The task:
Reproduce the material below line by line, beginning with its first line and ending with the line that contains "y_tick_vals = [10, 20, 30, 40, 50]"; leave out pictures.

Dataset excerpt:
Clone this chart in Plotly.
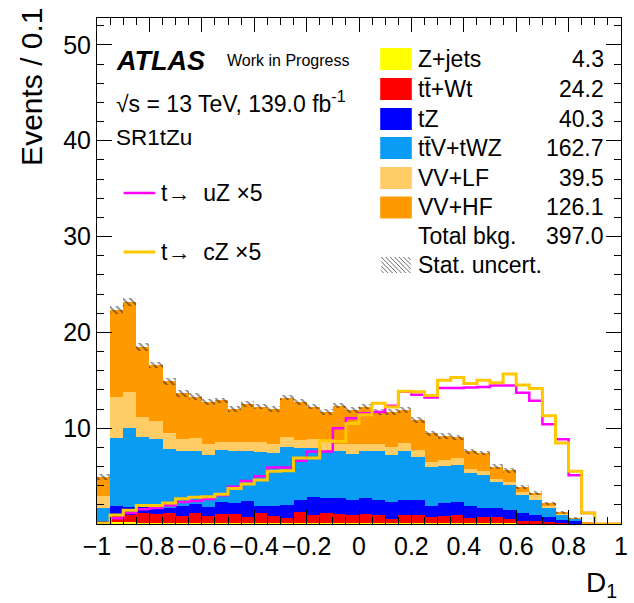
import numpy as np
import plotly.graph_objects as go

# ---------------- data ----------------
bin_edges = np.linspace(-1.0, 1.0, 41)
x_tick_vals = [-1, -0.8, -0.6, -0.4, -0.2, 0, 0.2, 0.4, 0.6, 0.8, 1]
x_tick_text = ["\u22121", "\u22120.8", "\u22120.6", "\u22120.4", "\u22120.2", "0", "0.2", "0.4", "0.6", "0.8", "1"]
y_tick_vals = [10, 20, 30, 40, 50]

zjets = [0.02, 0.25, 0.2, 0.15, 0.12, 0.1, 0.12, 0.15, 0.1, 0.12,
         0.12, 0.1, 0.15, 0.12, 0.1, 0.1, 0.12, 0.1, 0.15, 0.1,
         0.12, 0.1, 0.1, 0.12, 0.1, 0.1, 0.12, 0.1, 0.08, 0.1,
         0.08, 0.06, 0.05, 0.04, 0.03, 0.02, 0.01, 0, 0, 0]
ttbar = [0.08, 0.75, 0.7, 0.95, 0.88, 1.1, 0.75, 1.05, 0.7, 0.88,
         0.92, 0.67, 0.99, 0.68, 0.53, 1.15, 0.86, 1.04, 0.93, 0.88,
         0.92, 0.8, 0.46, 0.85, 0.87, 0.63, 0.73, 0.8, 0.57, 0.6,
         0.62, 0.44, 0.3, 0.26, 0.17, 0.08, 0.04, 0, 0, 0]
tz = [0.2, 0.9, 0.84, 0.7, 0.67, 0.47, 1.03, 0.87, 0.98, 1.3,
      1.16, 1.63, 0.76, 1.1, 1.37, 1.25, 1.79, 1.56, 1.62, 1.52,
      1.66, 1.6, 1.74, 1.53, 1.58, 1.12, 1.3, 1.4, 1.25, 1.0,
      0.95, 1.0, 0.8, 0.67, 0.5, 0.35, 0.25, 0.02, 0, 0]
ttv = [1.37, 7.06, 8.26, 7.26, 7.18, 6.18, 5.77, 5.5, 5.42, 5.4,
       5.37, 5.17, 5.6, 5.5, 6.0, 5.4, 5.13, 4.87, 4.87, 4.8,
       4.94, 5.07, 4.9, 5.14, 4.45, 4.15, 3.9, 3.9, 3.4, 3.4,
       2.75, 2.6, 1.85, 1.53, 1.0, 0.52, 0.25, 0.08, 0, 0]
vvlf = [1.23, 4.34, 3.75, 2.14, 1.91, 1.65, 1.23, 1.39, 1.17, 0.9,
        1.03, 1.03, 1.1, 1.0, 1.1, 0.85, 1.0, 1.18, 0.78, 1.0,
        0.76, 0.78, 0.8, 0.81, 0.75, 0.5, 0.65, 0.7, 0.46, 0.4,
        0.3, 0.3, 0.3, 0.55, 0.27, 0.08, 0, 0, 0, 0]
vvhf = [2.0, 9.0, 9.45, 7.3, 5.84, 5.4, 4.75, 4.34, 4.33, 4.3,
        3.38, 3.9, 3.66, 3.58, 4.1, 3.95, 3.36, 2.95, 4.01, 3.6,
        3.86, 3.35, 3.7, 3.45, 3.12, 2.95, 2.5, 2.15, 1.84, 1.9,
        1.3, 1.2, 0.55, 0.2, 0.18, 0.15, 0.05, 0.02, 0, 0]
stat_unc = [0.3, 0.4, 0.4, 0.4, 0.35, 0.35, 0.35, 0.35, 0.3, 0.3,
            0.3, 0.3, 0.3, 0.3, 0.3, 0.3, 0.3, 0.3, 0.3, 0.3,
            0.3, 0.3, 0.3, 0.3, 0.3, 0.28, 0.28, 0.28, 0.25, 0.25,
            0.25, 0.25, 0.2, 0.2, 0.15, 0.12, 0.08, 0.03, 0, 0]
sig_uz = [0.05, 0.6, 1.15, 1.55, 1.67, 1.94, 2.3, 2.4, 2.6, 3.0,
          3.9, 4.5, 4.97, 5.9, 5.9, 6.6, 7.57, 7.57, 10.0, 11.04,
          11.56, 11.7, 12.35, 13.8, 13.5, 13.2, 14.2, 14.2, 14.25, 14.3,
          14.45, 14.45, 13.7, 12.85, 10.4, 8.85, 5.1, 1.15, 0, 0]
sig_cz = [0.1, 0.95, 1.43, 1.94, 1.94, 2.2, 2.64, 2.8, 2.85, 3.1,
          3.7, 4.17, 4.6, 5.5, 5.55, 6.9, 6.9, 8.7, 8.6, 10.5,
          11.4, 12.6, 12.2, 13.85, 13.8, 13.4, 15.0, 15.3, 14.65, 15.0,
          14.75, 15.65, 14.5, 14.15, 11.3, 8.45, 5.5, 1.15, 0, 0]

bkg_names = ["Z+jets", "t\u0074\u0304+Wt", "tZ", "t\u0074\u0304V+tWZ", "VV+LF", "VV+HF"]
bkg_yields = ["4.3", "24.2", "40.3", "162.7", "39.5", "126.1"]
total_yield = "397.0"
bkg_colors = ["#FFFF00", "#FF0000", "#0000FF", "#0A9BF5", "#FFCC66", "#FF9900"]
sig_names = ["t<b>\u2192</b>  uZ \u00d75", "t<b>\u2192</b>  cZ \u00d75"]
sig_colors = ["#FF00FF", "#FFC800"]

# ---------------- figure ----------------
FONT = "Liberation Sans, Arial, Helvetica, sans-serif"
W, H = 634, 603
ML, MR, MT, MB = 97, 6, 18, 79
PW, PH = W - ML - MR, H - MT - MB
YMAX = 52.8

def px(xp):
    return (xp - ML) / PW

def py(yp):
    return (H - MB - yp) / PH

centers = 0.5 * (bin_edges[:-1] + bin_edges[1:])
widths = np.diff(bin_edges)

fig = go.Figure()
base = np.zeros(len(centers))
comps = [zjets, ttbar, tz, ttv, vvlf, vvhf]
for name, vals, col in zip(bkg_names, comps, bkg_colors):
    v = np.array(vals, dtype=float)
    fig.add_trace(go.Bar(x=centers, y=v, base=base.copy(), width=widths,
                         marker=dict(color=col, line=dict(width=0)),
                         name=name, showlegend=False))
    base = base + v
total = base
unc = np.array(stat_unc)
fig.add_trace(go.Bar(x=centers, y=2 * unc, base=total - unc, width=widths,
                     marker=dict(color="rgba(0,0,0,0)", line=dict(width=0),
                                 pattern=dict(shape="\\", fgcolor="#111111",
                                              bgcolor="rgba(0,0,0,0)", size=5,
                                              solidity=0.35, fillmode="overlay")),
                     showlegend=False))

for vals, col, lw in zip([sig_uz, sig_cz], sig_colors, [2.5, 3]):
    yv = list(vals) + [vals[-1]]
    fig.add_trace(go.Scatter(x=bin_edges, y=yv, mode="lines",
                             line=dict(shape="hv", color=col, width=lw),
                             showlegend=False, cliponaxis=True))

axis_common = dict(showline=True, linecolor="black", linewidth=1, mirror="allticks",
                   ticks="inside", showgrid=False, zeroline=False,
                   ticklabeloverflow="allow",
                   tickfont=dict(family=FONT, size=25, color="black"))
fig.update_xaxes(range=[-1, 1], tickmode="array", tickvals=x_tick_vals, ticktext=x_tick_text,
                 ticklen=14, tickwidth=1, tickcolor="black",
                 minor=dict(tickmode="linear", tick0=-1, dtick=0.05, ticklen=7,
                            ticks="inside", tickcolor="black", tickwidth=1),
                 **axis_common)
fig.update_yaxes(range=[0, YMAX], tickmode="array", tickvals=y_tick_vals,
                 ticklen=15, tickwidth=1, tickcolor="black",
                 minor=dict(tickmode="linear", tick0=0, dtick=2, ticklen=7,
                            ticks="inside", tickcolor="black", tickwidth=1),
                 **axis_common)

ann = []
shapes = []
def text(xp, yp, s, size, xanchor="left", **kw):
    ann.append(dict(x=px(xp), y=py(yp), xref="paper", yref="paper", text=s,
                    showarrow=False, xanchor=xanchor, yanchor="middle",
                    font=dict(family=FONT, size=size, color="black"), **kw))

text(30, 87, "Events / 0.1", 30, xanchor="center", textangle=-90)
text(626, 584, "D<sub>1</sub>", 28, xanchor="right")
text(114, 61, "<b><i>ATLAS</i></b>", 27)
text(227, 61, "Work in Progress", 16)
text(114, 102, "\u221As = 13 TeV, 139.0 fb<sup>-1</sup>", 23)
text(114, 137, "SR1tZu", 22.5)

# signal legend
for i, (nm, col, lw) in enumerate(zip(sig_names, sig_colors, [2.5, 3])):
    yy = 193 + i * 59
    shapes.append(dict(type="line", xref="paper", yref="paper", x0=px(124), x1=px(156),
                       y0=py(yy), y1=py(yy), line=dict(color=col, width=lw)))
    text(160, yy, nm, 23)

# background legend
row_y = [59, 89, 119, 148, 178, 207.5]
for yy, nm, yl, col in zip(row_y, bkg_names, bkg_yields, bkg_colors):
    shapes.append(dict(type="rect", xref="paper", yref="paper", x0=px(384), x1=px(416),
                       y0=py(yy + 11), y1=py(yy - 11), fillcolor=col, line=dict(width=0)))
    text(420, yy, nm, 23)
    text(613, yy, yl, 23, xanchor="right")
text(420, 236.5, "Total bkg.", 23)
text(613, 236.5, total_yield, 23, xanchor="right")
text(420, 265, "Stat. uncert.", 23)
# hatched legend box
bx0, bx1, by0, by1 = 385, 415, 257, 273
hh = by1 - by0
for k in range(-4, 8):
    x0 = bx0 + k * 4.5
    x1 = x0 + hh
    ya, yb = by0, by1
    if x0 < bx0:
        ya = by0 + (bx0 - x0); x0 = bx0
    if x1 > bx1:
        yb = by1 - (x1 - bx1); x1 = bx1
    if x1 <= x0:
        continue
    shapes.append(dict(type="line", xref="paper", yref="paper", x0=px(x0), x1=px(x1),
                       y0=py(ya), y1=py(yb), line=dict(color="#444444", width=0.8)))

fig.update_layout(width=W, height=H, margin=dict(l=ML, r=MR, t=MT, b=MB),
                  paper_bgcolor="white", plot_bgcolor="white", barmode="overlay",
                  bargap=0, annotations=ann, shapes=shapes, showlegend=False)

fig.write_html("out.html")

Response for this exercise:
Clone this chart in Plotly.
import numpy as np
import plotly.graph_objects as go

# ---------------- data ----------------
bin_edges = np.linspace(-1.0, 1.0, 41)
x_tick_vals = [-1, -0.8, -0.6, -0.4, -0.2, 0, 0.2, 0.4, 0.6, 0.8, 1]
x_tick_text = ["\u22121", "\u22120.8", "\u22120.6", "\u22120.4", "\u22120.2", "0", "0.2", "0.4", "0.6", "0.8", "1"]
y_tick_vals = [10, 20, 30, 40, 50]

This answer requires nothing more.